In fact, the Intergovernmental Panel on Climate Change, a leading international body designed to assess climate change, never stated that a 1.5 degrees or 2 degrees warming goal is safe. The IPCC instead reports that warming of 1.5 degrees Celsius will produce changes capable of destabilizing our human institutions.
1.5 degrees Celsius warming would increase the mean and max temperatures in most land and ocean regions. More precipitation and disastrous floods would inundate some areas. Other regions would be plagued by droughts and wildfires. Such natural disasters could destroy infrastructure, slow economic growth, and increase political instability. Accelerating sea level rise would engulf coastal cities and island nations, fueling the refugee crisis. Ocean acidification and associated habitat loss would destroy biodiversity while disrupting food sources.

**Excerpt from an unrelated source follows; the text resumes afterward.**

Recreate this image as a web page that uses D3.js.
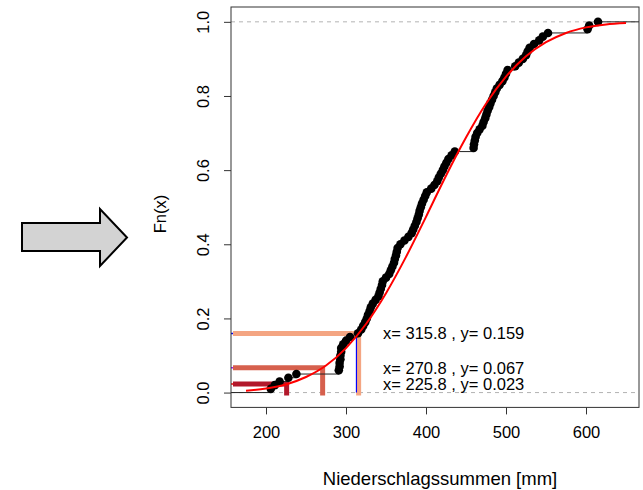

All of us will suffer on a 1.5 degrees warmer planet, but BIPOC communities, women, and individuals of a lower socioeconomic status, who tend to be the least to blame for global warming, will be particularly exposed. Such communities are disproportionately impacted by climate change because of compounding factors such as on-average lower incomes, less medical care access, and limited political influence resulting in problems funding climate change adaptation and disaster relief.
In other words, we have only made the first step in a long road to recovery. We cannot become complacent.
Atmospheric warming should not exceed 1 degree Celsius above pre-industrial temperatures in order to protect our most vulnerable, a bar we have already surpassed. In the U.S., carbon dioxide emissions must be reduced by about 80 percent by 2030 and to 100 percent by 2050 while protecting and expanding carbon sinks.
Instead of internalizing the warning enmeshed in the IPCC Reports’ findings, it appears that global leaders have treated Paris’s unjustified 1.5 degrees Celsius goal as gospel. As a result, decision-makers in the Biden administration, at Harvard, and elsewhere are implementing insufficient climate change mitigation goals.
In protest of these insufficient policies, granola advocates will continue to shout and sing, write and recite, unsatiated. The problem is that we are too small a minority at Harvard and around the world to make our local leaders — much less the President of the United States — listen.
Basically, we can’t do it alone.
To be an environmental advocate, you don't have to purchase Birkenstocks and kiss goodbye to capitalism. You do, however, need to embrace the same relentless pursuit of change, focus on the details, and find within yourself the conviction that we all can and must do better for one another and for future generations.
Ariel G. Silverman ’23, a Social Studies concentrator, lives in Mather House. Her column appears on alternate Tuesdays.